Tuesday, February 27, 2007.
11:00 PM
anyone watched Dreamgirls? cool movie. not fantastic lah, but the vocals were superb! kudos especially to Beyonce and Jennifer Hudson, for the excellent singing & acting.
could relate a lot to the film too, coz i feel that it's ok to dream, and everyone should have their own dreams. believe in it, and one day it might come true, just like how the Dreamgirls did. but sometimes i wonder, do actresses and singers really sleep with the producers so that they can get their break? it's so unfair. and stupid. don't you think?
anyway, go catch the movie if you have time. the singing alone is worth the money.
Hate going into a new project. always. have to do the whole process again. hate it!!! especially doing an 80 Eps one. read the script only want to fall asleep. the AP fate lies in the scriptwriter's hands you know!

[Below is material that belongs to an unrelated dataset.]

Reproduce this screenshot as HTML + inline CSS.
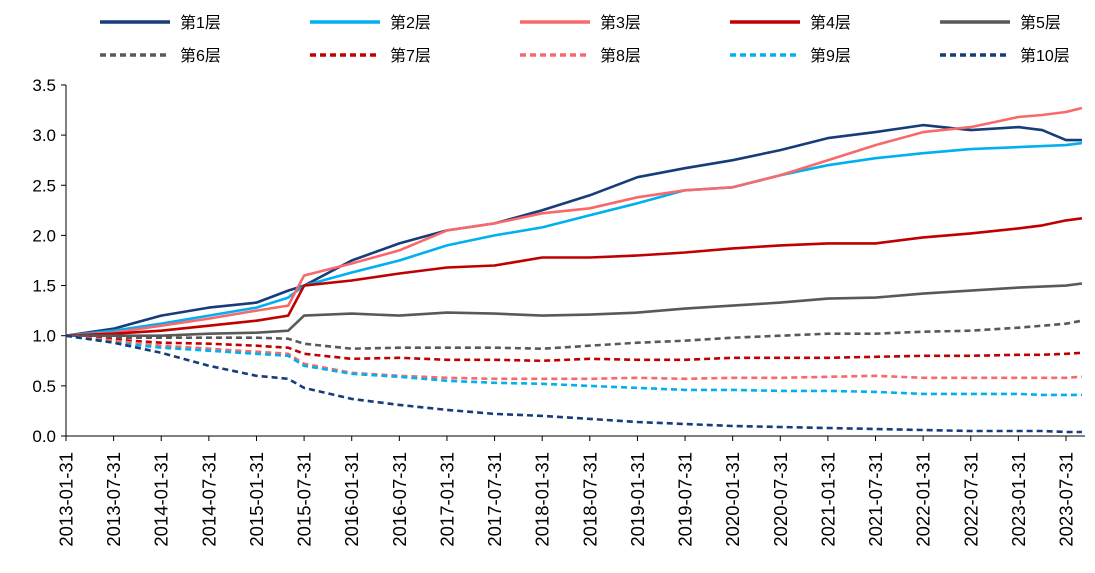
<!DOCTYPE html>
<html><head><meta charset="utf-8">
<style>
body{margin:0;background:#fff;}
svg{display:block;font-family:"Liberation Sans","Noto Sans CJK SC",sans-serif;}
</style></head>
<body>
<svg id="chart" width="1095" height="573"></svg>
<script>
const months = [0,6,12,18,24,28,30,36,42,48,54,60,66,72,78,84,90,96,102,108,114,120,123,126,128];
const s1 = [1.0,1.07,1.2,1.28,1.33,1.45,1.5,1.75,1.92,2.05,2.12,2.25,2.4,2.58,2.67,2.75,2.85,2.97,3.03,3.1,3.05,3.08,3.05,2.95,2.95];
const s2 = [1,1.05,1.12,1.2,1.28,1.38,1.5,1.63,1.75,1.9,2.0,2.08,2.2,2.32,2.45,2.48,2.6,2.7,2.77,2.82,2.86,2.88,2.89,2.9,2.92];
const s3 = [1,1.03,1.1,1.17,1.25,1.3,1.6,1.72,1.85,2.05,2.12,2.22,2.27,2.38,2.45,2.48,2.6,2.75,2.9,3.03,3.08,3.18,3.2,3.23,3.27];
const s4 = [1,1.02,1.05,1.1,1.15,1.2,1.5,1.55,1.62,1.68,1.7,1.78,1.78,1.8,1.83,1.87,1.9,1.92,1.92,1.98,2.02,2.07,2.1,2.15,2.17];
const s5 = [1,1.0,1.0,1.02,1.03,1.05,1.2,1.22,1.2,1.23,1.22,1.2,1.21,1.23,1.27,1.3,1.33,1.37,1.38,1.42,1.45,1.48,1.49,1.5,1.52];
const s6 = [1,0.98,0.98,0.98,0.98,0.97,0.92,0.87,0.88,0.88,0.88,0.87,0.9,0.93,0.95,0.98,1.0,1.02,1.02,1.04,1.05,1.08,1.1,1.12,1.15];
const s7 = [1,0.96,0.93,0.92,0.9,0.88,0.82,0.77,0.78,0.76,0.76,0.75,0.77,0.76,0.76,0.78,0.78,0.78,0.79,0.8,0.8,0.81,0.81,0.82,0.83];
const s8 = [1,0.95,0.9,0.87,0.84,0.82,0.72,0.63,0.6,0.58,0.57,0.57,0.57,0.58,0.57,0.58,0.58,0.59,0.6,0.58,0.58,0.58,0.58,0.58,0.59];
const s9 = [1,0.93,0.88,0.85,0.82,0.8,0.7,0.62,0.59,0.55,0.53,0.52,0.5,0.48,0.46,0.46,0.45,0.45,0.44,0.42,0.42,0.42,0.41,0.41,0.41];
const s10 = [1,0.93,0.83,0.7,0.6,0.57,0.48,0.37,0.31,0.26,0.22,0.2,0.17,0.14,0.12,0.1,0.09,0.08,0.07,0.06,0.05,0.05,0.05,0.04,0.04];
const seriesNames = ["第1层","第2层","第3层","第4层","第5层","第6层","第7层","第8层","第9层","第10层"];
const yTicks = [0,0.5,1,1.5,2,2.5,3,3.5];
const xTickLabels = ["2013-01-31","2013-07-31","2014-01-31","2014-07-31","2015-01-31","2015-07-31","2016-01-31","2016-07-31","2017-01-31","2017-07-31","2018-01-31","2018-07-31","2019-01-31","2019-07-31","2020-01-31","2020-07-31","2021-01-31","2021-07-31","2022-01-31","2022-07-31","2023-01-31","2023-07-31"];

const NS="http://www.w3.org/2000/svg";
const svg=document.getElementById('chart');
const X=m=>66+m*(1000/126);
const Y=v=>436-v*100.3;
function mk(t,a,p){const e=document.createElementNS(NS,t);for(const k in a)e.setAttribute(k,a[k]);(p||svg).appendChild(e);return e;}
const data=[s1,s2,s3,s4,s5,s6,s7,s8,s9,s10];
const colors=["#173c7a","#00b0f0","#f8696b","#c00000","#595959","#595959","#c00000","#f8696b","#00b0f0","#173c7a"];
const ax=mk('line',{x1:66,y1:436,x2:1085,y2:436,stroke:'#000','stroke-width':1});

const ay=mk('line',{x1:66,y1:85,x2:66,y2:436,stroke:'#000','stroke-width':1});

yTicks.forEach(v=>{
  mk('line',{x1:61,y1:Y(v),x2:66,y2:Y(v),stroke:'#000'});
  const t=mk('text',{x:56,y:Y(v)+6,'text-anchor':'end','font-size':17,fill:'#000'});
  t.textContent=v.toFixed(1);
  
});
xTickLabels.forEach((l,i)=>{
  const x=X(i*6);
  mk('line',{x1:x,y1:436,x2:x,y2:441,stroke:'#000'});
  const t=mk('text',{x:0,y:0,'text-anchor':'end','font-size':18.5,fill:'#000',transform:`translate(${x+6.5},452) rotate(-90)`});
  t.textContent=l;
  
});
data.forEach((s,i)=>{
  const d=s.map((v,j)=>(j?'L':'M')+X(months[j]).toFixed(1)+','+Y(v).toFixed(1)).join('');
  const p=mk('path',{d,fill:'none',stroke:colors[i],'stroke-width':2.6,'stroke-linejoin':'round'});
  if(i>=5)p.setAttribute('stroke-dasharray','6,4');
  
  
});
seriesNames.forEach((n,i)=>{
  const row=Math.floor(i/5),col=i%5;
  const x=100+col*210,y=22+row*33;
  const g=mk('g',{});
  
  
  const l=mk('line',{x1:x,y1:y,x2:x+70,y2:y,stroke:colors[i],'stroke-width':3.5},g);
  if(i>=5)l.setAttribute('stroke-dasharray','6,4');
  const t=mk('text',{x:x+80,y:y+6,'font-size':16,fill:'#000'},g);
  t.textContent=n;
});
</script>
</body></html>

kinda miss Xing Fu. it was so relaxed compared to this. the artistes were very responsible. Biren, Pinghui, Pierre(except for correcting his chinese), May, Aileen etc... didn't have to worry about them. and the PC was excellent, organised everything neatly for me. (maybe it was only 2 Eps lah, but still) .....Now? *big sigh*
只好一天过一天
i. just want to SING
Saturday, February 10, 2007.
12:39 AM
why.
why.
why!!!
it's so unfair. i haven't even completed my current project, and they throw me a new one. 10 episodes somemore. what were they thinking? putting a new AP in so many episodes? they think i'm superwoman izzit? they think i won't mess up the whole thing?, i mean, 10 eps is serious business leh! you must be very experienced to handle it. they are making a huge mistake. i'm not saying i'm not confident, but it's just stupid lah. lack of AP also cannot anyhow plan mah.
anyway, they didn't give me a chance to say no. so u can guess what i'm doing now. the paperwork load is X 5 now. Row is here to help me, but still i know that i won't do well. i didn't even have time to read the scripts!
so stress right now.........
so f***king irritated, fustrated, worried, confused.....
Ping Hui saw me today, and he was like "wah you look so stress!" usually when i'm stressed, i will try and control it. but this time i had to let everything out. i related to him every shit that i'm going through now...i must have looked depressed or something, coz he thought i was gonna cry. :P patted me on the back and told me not to worry so much, "take one step at a time ok." it motivated me a bit lah.
thanks Ping Hui.
now i have to go back to typing all the shit.
it's 1.02AM.
Can somebody explain to me how i got myself into this mess?